Slow steaming is another factor that affects cylinder oil. Running the engine at low loads and lower temperatures means that some of the sulphuric acid produced during combustion condenses rather than being expelled through the exhaust. This is the cause of cold corrosion and to combat it a higher feed rate to introduce more neutralising BN or a lubricant with a higher BN may be a more cost-effective option.

From 2020 when the IMO’s global sulphur cap kicks in a majority of ships will not be using the higher sulphur fuels that are currently permitted but they may instead be using a variety of compliant fuels which have very different characteristics. Ships with scrubbers will still be able to burn fuels with high sulphur content and lubrication procedures will continue much as they do today although higher pressures and temperatures related with scrubbers may mean changes. The rules which govern sulphur content in fuels allow scrubbers to be used providing they can remove sufficient SOx to equal the emissions of engines burning compliant fuels, so it is possible for ships with scrubbers to burn fuels with even higher sulphur content than the maximum allowed in fuels.

However, some ports and states are considering restrictions on scrubber use and it may well be that ships with scrubbers will have to regularly switch to low-sulphur fuels and there will then be a need to ensure that the cylinder lubricants used match the fuel in use at any given time, there is no ‘one size fits all’.
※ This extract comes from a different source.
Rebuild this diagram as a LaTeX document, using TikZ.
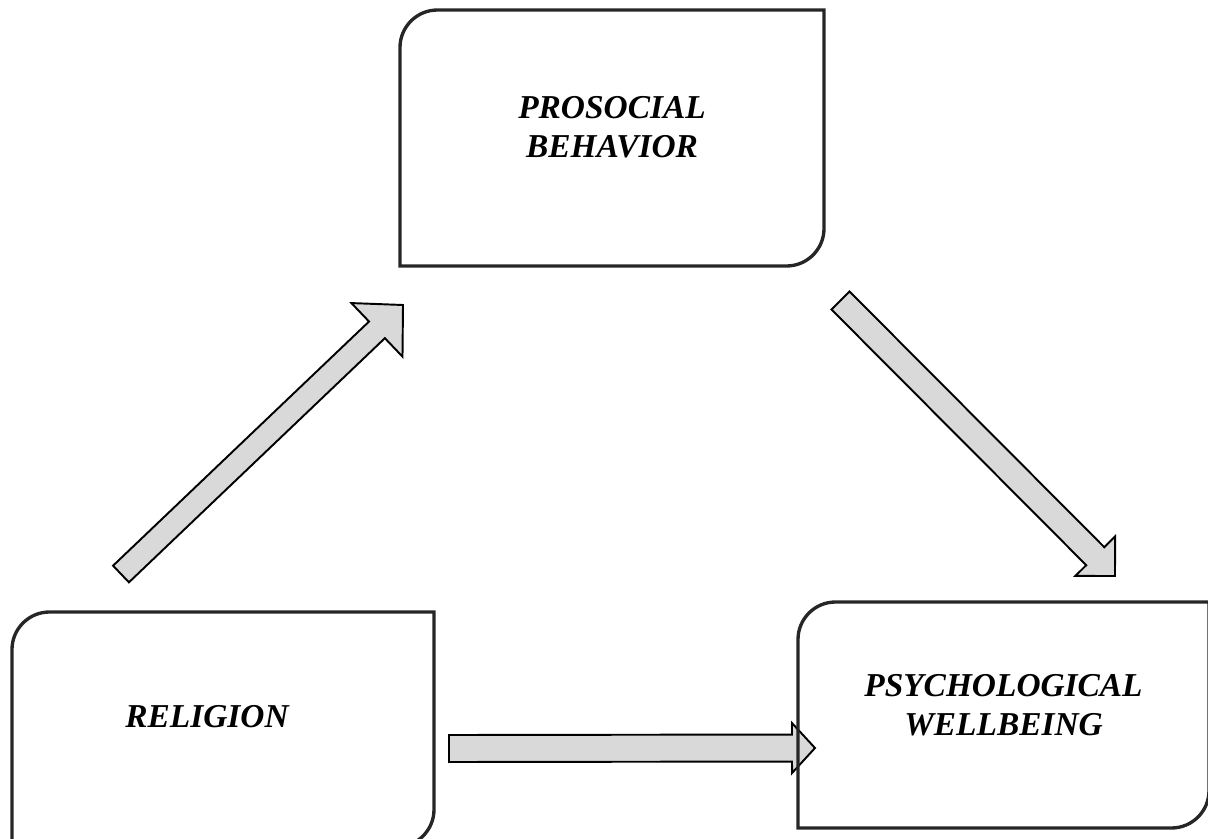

Most cylinder lubricants in use today have been developed for use with typical currently available fuels and for operations in use over previous years. With new fuels coming into play some of which will be bio-fuels not based on oil and others such as methanol and ethanol, the question of matching fuels and lubricants will become more difficult than it has so far been. No doubt some of the potential problems may have been over hyped buy it is equally likely that others will be found as the experience of matching new fuels and lubricants is built.